> What you have to do
Output all entries verbatim. Skip pictures.

[Records with drawing code]
%%

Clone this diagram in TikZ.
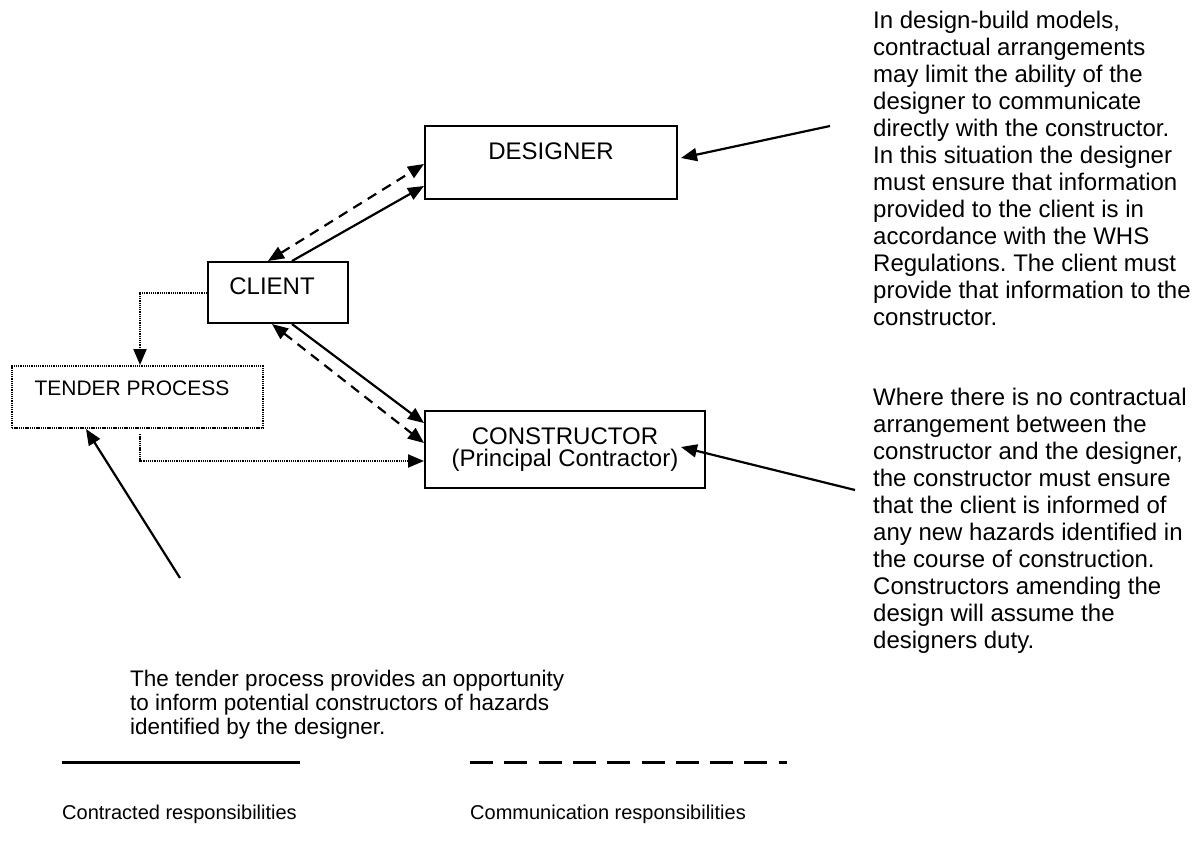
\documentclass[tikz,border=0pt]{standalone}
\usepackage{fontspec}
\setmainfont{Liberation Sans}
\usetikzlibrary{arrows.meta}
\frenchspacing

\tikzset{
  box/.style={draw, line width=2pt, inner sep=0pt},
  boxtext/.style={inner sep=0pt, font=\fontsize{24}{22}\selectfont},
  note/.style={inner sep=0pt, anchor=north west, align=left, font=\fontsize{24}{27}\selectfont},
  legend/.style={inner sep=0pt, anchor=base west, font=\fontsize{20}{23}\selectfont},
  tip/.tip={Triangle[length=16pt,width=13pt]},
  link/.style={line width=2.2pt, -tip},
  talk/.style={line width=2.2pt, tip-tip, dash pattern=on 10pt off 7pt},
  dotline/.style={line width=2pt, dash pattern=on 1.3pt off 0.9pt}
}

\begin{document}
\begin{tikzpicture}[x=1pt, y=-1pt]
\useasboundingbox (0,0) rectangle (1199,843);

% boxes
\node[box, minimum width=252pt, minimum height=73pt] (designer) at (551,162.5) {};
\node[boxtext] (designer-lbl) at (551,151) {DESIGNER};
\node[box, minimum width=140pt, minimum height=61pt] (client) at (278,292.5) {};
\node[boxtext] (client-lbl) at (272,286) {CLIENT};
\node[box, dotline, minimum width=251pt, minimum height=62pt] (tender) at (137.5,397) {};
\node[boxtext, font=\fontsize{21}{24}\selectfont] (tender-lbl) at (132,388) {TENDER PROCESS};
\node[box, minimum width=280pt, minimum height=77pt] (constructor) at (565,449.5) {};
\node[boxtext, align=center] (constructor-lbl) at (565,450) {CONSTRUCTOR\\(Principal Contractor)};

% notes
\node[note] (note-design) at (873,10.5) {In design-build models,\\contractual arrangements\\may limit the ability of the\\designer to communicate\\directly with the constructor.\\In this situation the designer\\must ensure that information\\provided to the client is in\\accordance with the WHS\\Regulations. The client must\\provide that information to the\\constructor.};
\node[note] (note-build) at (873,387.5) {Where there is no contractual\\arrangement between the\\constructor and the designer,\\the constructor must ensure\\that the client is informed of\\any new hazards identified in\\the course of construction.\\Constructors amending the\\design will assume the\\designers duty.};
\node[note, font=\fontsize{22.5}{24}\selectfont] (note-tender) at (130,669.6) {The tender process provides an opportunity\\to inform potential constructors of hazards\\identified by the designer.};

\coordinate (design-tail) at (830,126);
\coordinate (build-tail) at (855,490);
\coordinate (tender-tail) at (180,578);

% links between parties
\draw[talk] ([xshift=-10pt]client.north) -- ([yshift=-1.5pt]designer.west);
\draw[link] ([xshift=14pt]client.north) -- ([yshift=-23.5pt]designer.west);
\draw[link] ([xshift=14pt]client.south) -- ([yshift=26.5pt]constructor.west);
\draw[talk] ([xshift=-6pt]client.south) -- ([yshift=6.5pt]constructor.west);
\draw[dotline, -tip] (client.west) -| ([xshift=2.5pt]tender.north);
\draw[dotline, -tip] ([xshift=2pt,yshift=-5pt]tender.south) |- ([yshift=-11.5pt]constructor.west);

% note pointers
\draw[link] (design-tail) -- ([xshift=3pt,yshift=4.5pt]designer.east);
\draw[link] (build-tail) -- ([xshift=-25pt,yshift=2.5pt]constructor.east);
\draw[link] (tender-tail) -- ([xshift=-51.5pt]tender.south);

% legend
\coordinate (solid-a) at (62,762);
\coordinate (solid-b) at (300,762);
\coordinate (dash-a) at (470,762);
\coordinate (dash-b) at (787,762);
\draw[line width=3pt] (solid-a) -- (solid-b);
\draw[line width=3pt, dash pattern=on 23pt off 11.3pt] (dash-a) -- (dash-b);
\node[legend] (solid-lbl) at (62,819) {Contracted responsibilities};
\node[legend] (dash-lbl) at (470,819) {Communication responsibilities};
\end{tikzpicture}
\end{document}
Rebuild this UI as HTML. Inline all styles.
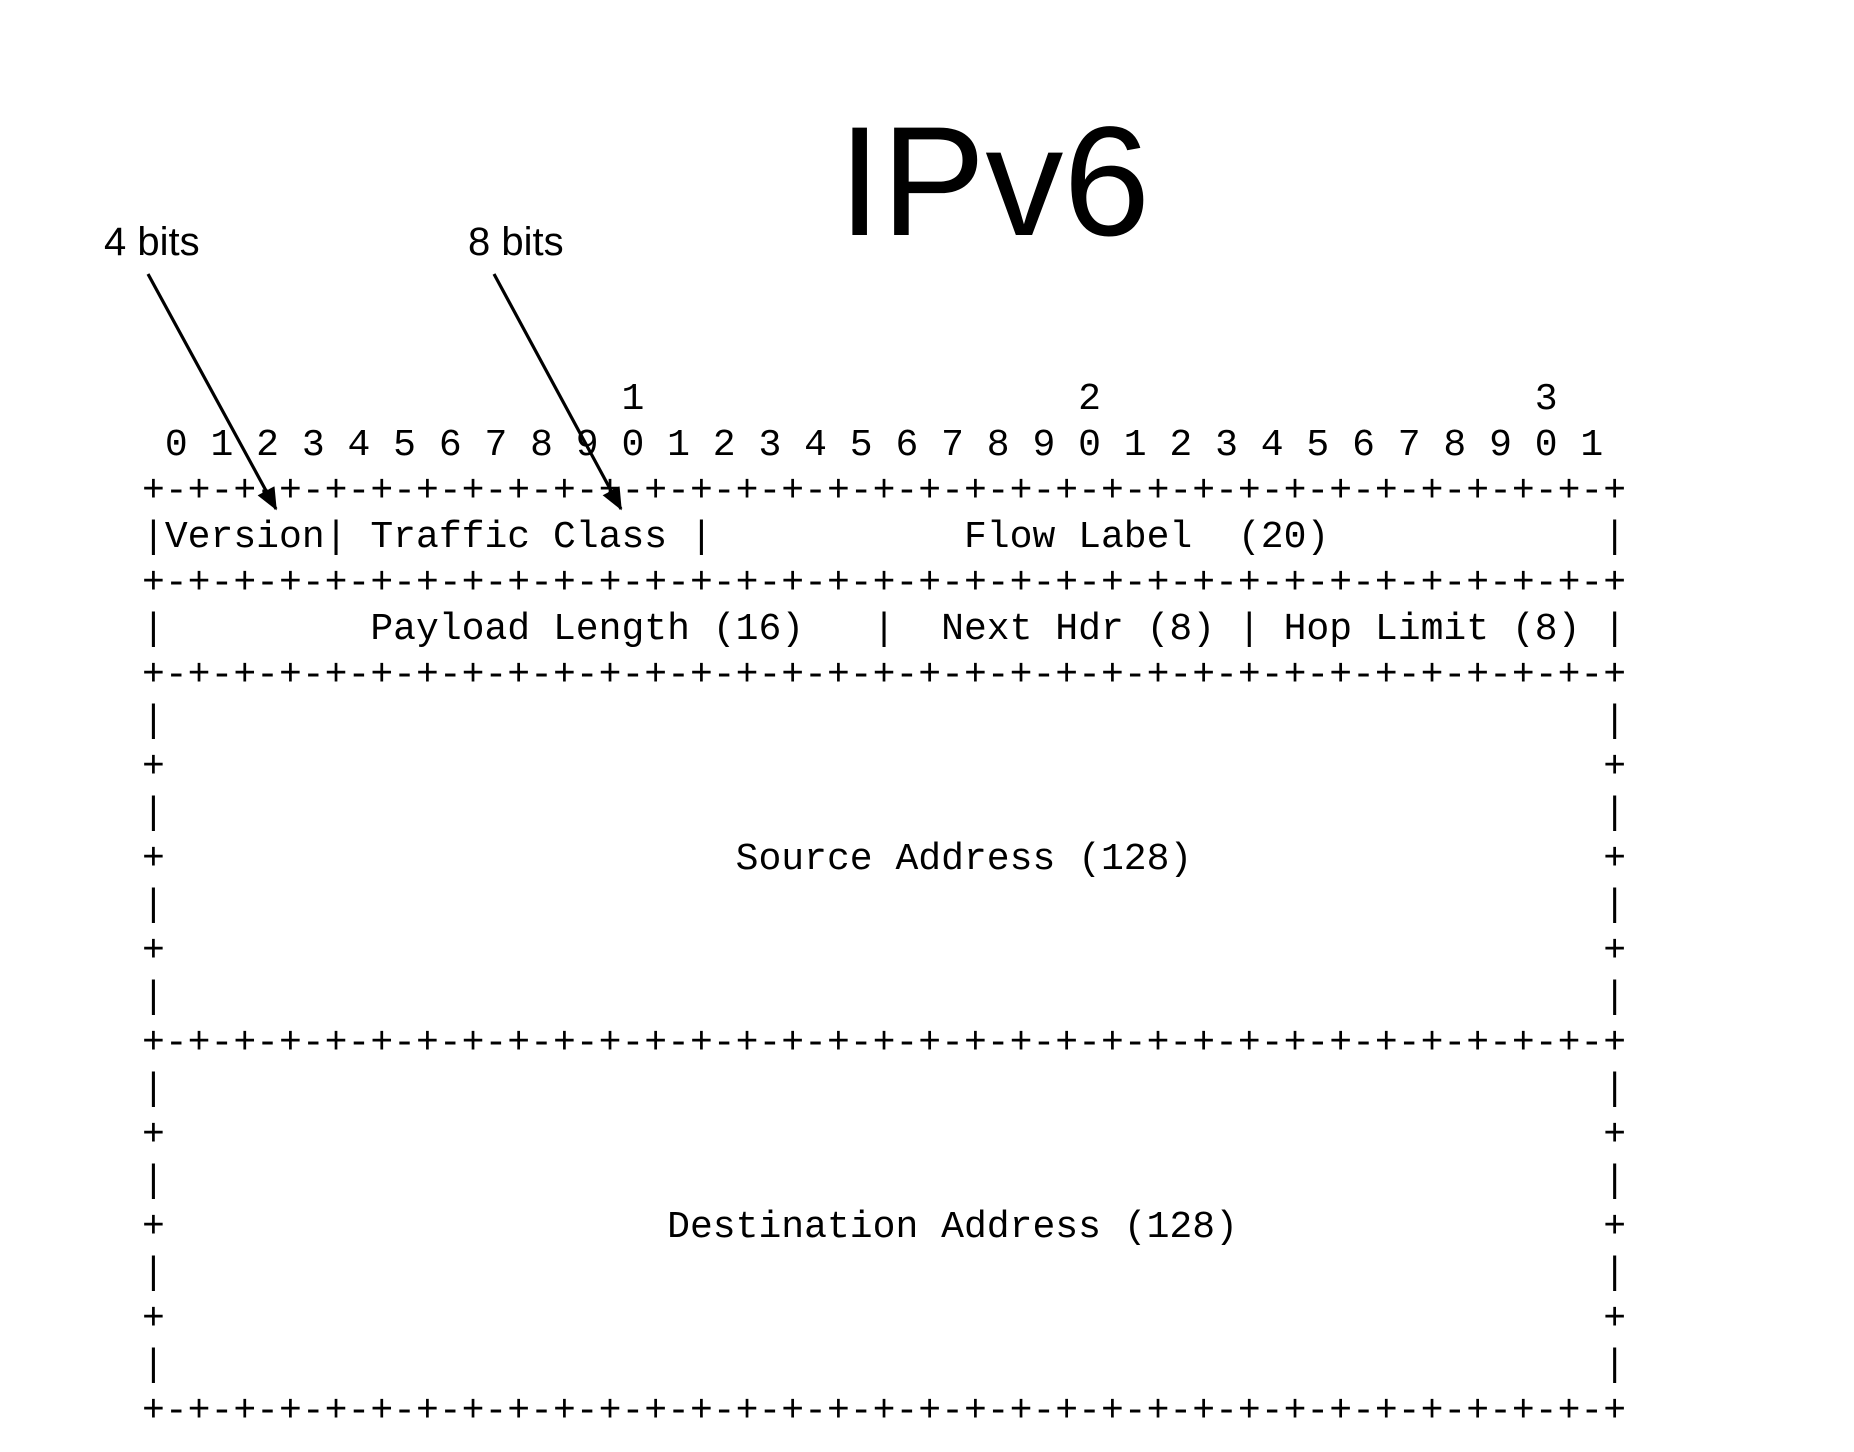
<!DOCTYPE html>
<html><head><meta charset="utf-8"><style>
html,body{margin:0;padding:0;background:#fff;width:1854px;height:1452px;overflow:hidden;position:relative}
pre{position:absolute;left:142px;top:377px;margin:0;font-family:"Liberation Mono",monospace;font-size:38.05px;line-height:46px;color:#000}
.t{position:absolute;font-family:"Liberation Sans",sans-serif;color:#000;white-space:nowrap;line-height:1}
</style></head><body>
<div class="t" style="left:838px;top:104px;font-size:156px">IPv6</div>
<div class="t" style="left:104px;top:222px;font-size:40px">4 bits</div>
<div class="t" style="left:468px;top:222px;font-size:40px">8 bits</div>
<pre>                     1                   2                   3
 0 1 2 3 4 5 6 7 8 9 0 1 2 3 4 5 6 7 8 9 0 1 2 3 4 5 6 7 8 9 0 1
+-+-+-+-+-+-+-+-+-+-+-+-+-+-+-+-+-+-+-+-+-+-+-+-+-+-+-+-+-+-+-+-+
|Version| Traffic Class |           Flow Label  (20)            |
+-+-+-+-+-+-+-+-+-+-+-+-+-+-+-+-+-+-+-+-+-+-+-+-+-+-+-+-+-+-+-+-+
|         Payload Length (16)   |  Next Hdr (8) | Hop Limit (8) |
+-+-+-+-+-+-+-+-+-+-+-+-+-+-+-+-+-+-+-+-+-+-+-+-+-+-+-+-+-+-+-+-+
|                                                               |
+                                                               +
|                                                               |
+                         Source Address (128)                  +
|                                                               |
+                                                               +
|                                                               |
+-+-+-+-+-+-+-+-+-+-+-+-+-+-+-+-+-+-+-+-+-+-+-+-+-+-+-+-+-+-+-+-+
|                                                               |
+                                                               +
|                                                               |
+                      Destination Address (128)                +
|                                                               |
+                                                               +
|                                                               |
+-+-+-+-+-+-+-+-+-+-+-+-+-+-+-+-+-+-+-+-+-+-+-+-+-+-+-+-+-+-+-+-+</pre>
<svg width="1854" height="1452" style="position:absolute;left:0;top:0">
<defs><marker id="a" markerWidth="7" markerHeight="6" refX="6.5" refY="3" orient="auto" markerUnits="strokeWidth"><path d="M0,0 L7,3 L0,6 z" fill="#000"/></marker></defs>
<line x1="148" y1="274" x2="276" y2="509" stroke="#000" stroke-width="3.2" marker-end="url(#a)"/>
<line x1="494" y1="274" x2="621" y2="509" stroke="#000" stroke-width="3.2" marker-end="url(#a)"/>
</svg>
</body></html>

%%

> Written answer
Clone this diagram in TikZ.
\documentclass[tikz,border=0pt]{standalone}
\usepackage{fontspec}
\setmainfont{Liberation Sans}
\usetikzlibrary{arrows.meta}
\frenchspacing

\tikzset{
  box/.style={draw, line width=2pt, inner sep=0pt},
  boxtext/.style={inner sep=0pt, font=\fontsize{24}{22}\selectfont},
  note/.style={inner sep=0pt, anchor=north west, align=left, font=\fontsize{24}{27}\selectfont},
  legend/.style={inner sep=0pt, anchor=base west, font=\fontsize{20}{23}\selectfont},
  tip/.tip={Triangle[length=16pt,width=13pt]},
  link/.style={line width=2.2pt, -tip},
  talk/.style={line width=2.2pt, tip-tip, dash pattern=on 10pt off 7pt},
  dotline/.style={line width=2pt, dash pattern=on 1.3pt off 0.9pt}
}

\begin{document}
\begin{tikzpicture}[x=1pt, y=-1pt]
\useasboundingbox (0,0) rectangle (1199,843);

% boxes
\node[box, minimum width=252pt, minimum height=73pt] (designer) at (551,162.5) {};
\node[boxtext] (designer-lbl) at (551,151) {DESIGNER};
\node[box, minimum width=140pt, minimum height=61pt] (client) at (278,292.5) {};
\node[boxtext] (client-lbl) at (272,286) {CLIENT};
\node[box, dotline, minimum width=251pt, minimum height=62pt] (tender) at (137.5,397) {};
\node[boxtext, font=\fontsize{21}{24}\selectfont] (tender-lbl) at (132,388) {TENDER PROCESS};
\node[box, minimum width=280pt, minimum height=77pt] (constructor) at (565,449.5) {};
\node[boxtext, align=center] (constructor-lbl) at (565,450) {CONSTRUCTOR\\(Principal Contractor)};

% notes
\node[note] (note-design) at (873,10.5) {In design-build models,\\contractual arrangements\\may limit the ability of the\\designer to communicate\\directly with the constructor.\\In this situation the designer\\must ensure that information\\provided to the client is in\\accordance with the WHS\\Regulations. The client must\\provide that information to the\\constructor.};
\node[note] (note-build) at (873,387.5) {Where there is no contractual\\arrangement between the\\constructor and the designer,\\the constructor must ensure\\that the client is informed of\\any new hazards identified in\\the course of construction.\\Constructors amending the\\design will assume the\\designers duty.};
\node[note, font=\fontsize{22.5}{24}\selectfont] (note-tender) at (130,669.6) {The tender process provides an opportunity\\to inform potential constructors of hazards\\identified by the designer.};

\coordinate (design-tail) at (830,126);
\coordinate (build-tail) at (855,490);
\coordinate (tender-tail) at (180,578);

% links between parties
\draw[talk] ([xshift=-10pt]client.north) -- ([yshift=-1.5pt]designer.west);
\draw[link] ([xshift=14pt]client.north) -- ([yshift=-23.5pt]designer.west);
\draw[link] ([xshift=14pt]client.south) -- ([yshift=26.5pt]constructor.west);
\draw[talk] ([xshift=-6pt]client.south) -- ([yshift=6.5pt]constructor.west);
\draw[dotline, -tip] (client.west) -| ([xshift=2.5pt]tender.north);
\draw[dotline, -tip] ([xshift=2pt,yshift=-5pt]tender.south) |- ([yshift=-11.5pt]constructor.west);

% note pointers
\draw[link] (design-tail) -- ([xshift=3pt,yshift=4.5pt]designer.east);
\draw[link] (build-tail) -- ([xshift=-25pt,yshift=2.5pt]constructor.east);
\draw[link] (tender-tail) -- ([xshift=-51.5pt]tender.south);

% legend
\coordinate (solid-a) at (62,762);
\coordinate (solid-b) at (300,762);
\coordinate (dash-a) at (470,762);
\coordinate (dash-b) at (787,762);
\draw[line width=3pt] (solid-a) -- (solid-b);
\draw[line width=3pt, dash pattern=on 23pt off 11.3pt] (dash-a) -- (dash-b);
\node[legend] (solid-lbl) at (62,819) {Contracted responsibilities};
\node[legend] (dash-lbl) at (470,819) {Communication responsibilities};
\end{tikzpicture}
\end{document}
Rebuild this UI as HTML. Inline all styles.
<!DOCTYPE html>
<html><head><meta charset="utf-8"><style>
html,body{margin:0;padding:0;background:#fff;width:1854px;height:1452px;overflow:hidden;position:relative}
pre{position:absolute;left:142px;top:377px;margin:0;font-family:"Liberation Mono",monospace;font-size:38.05px;line-height:46px;color:#000}
.t{position:absolute;font-family:"Liberation Sans",sans-serif;color:#000;white-space:nowrap;line-height:1}
</style></head><body>
<div class="t" style="left:838px;top:104px;font-size:156px">IPv6</div>
<div class="t" style="left:104px;top:222px;font-size:40px">4 bits</div>
<div class="t" style="left:468px;top:222px;font-size:40px">8 bits</div>
<pre>                     1                   2                   3
 0 1 2 3 4 5 6 7 8 9 0 1 2 3 4 5 6 7 8 9 0 1 2 3 4 5 6 7 8 9 0 1
+-+-+-+-+-+-+-+-+-+-+-+-+-+-+-+-+-+-+-+-+-+-+-+-+-+-+-+-+-+-+-+-+
|Version| Traffic Class |           Flow Label  (20)            |
+-+-+-+-+-+-+-+-+-+-+-+-+-+-+-+-+-+-+-+-+-+-+-+-+-+-+-+-+-+-+-+-+
|         Payload Length (16)   |  Next Hdr (8) | Hop Limit (8) |
+-+-+-+-+-+-+-+-+-+-+-+-+-+-+-+-+-+-+-+-+-+-+-+-+-+-+-+-+-+-+-+-+
|                                                               |
+                                                               +
|                                                               |
+                         Source Address (128)                  +
|                                                               |
+                                                               +
|                                                               |
+-+-+-+-+-+-+-+-+-+-+-+-+-+-+-+-+-+-+-+-+-+-+-+-+-+-+-+-+-+-+-+-+
|                                                               |
+                                                               +
|                                                               |
+                      Destination Address (128)                +
|                                                               |
+                                                               +
|                                                               |
+-+-+-+-+-+-+-+-+-+-+-+-+-+-+-+-+-+-+-+-+-+-+-+-+-+-+-+-+-+-+-+-+</pre>
<svg width="1854" height="1452" style="position:absolute;left:0;top:0">
<defs><marker id="a" markerWidth="7" markerHeight="6" refX="6.5" refY="3" orient="auto" markerUnits="strokeWidth"><path d="M0,0 L7,3 L0,6 z" fill="#000"/></marker></defs>
<line x1="148" y1="274" x2="276" y2="509" stroke="#000" stroke-width="3.2" marker-end="url(#a)"/>
<line x1="494" y1="274" x2="621" y2="509" stroke="#000" stroke-width="3.2" marker-end="url(#a)"/>
</svg>
</body></html>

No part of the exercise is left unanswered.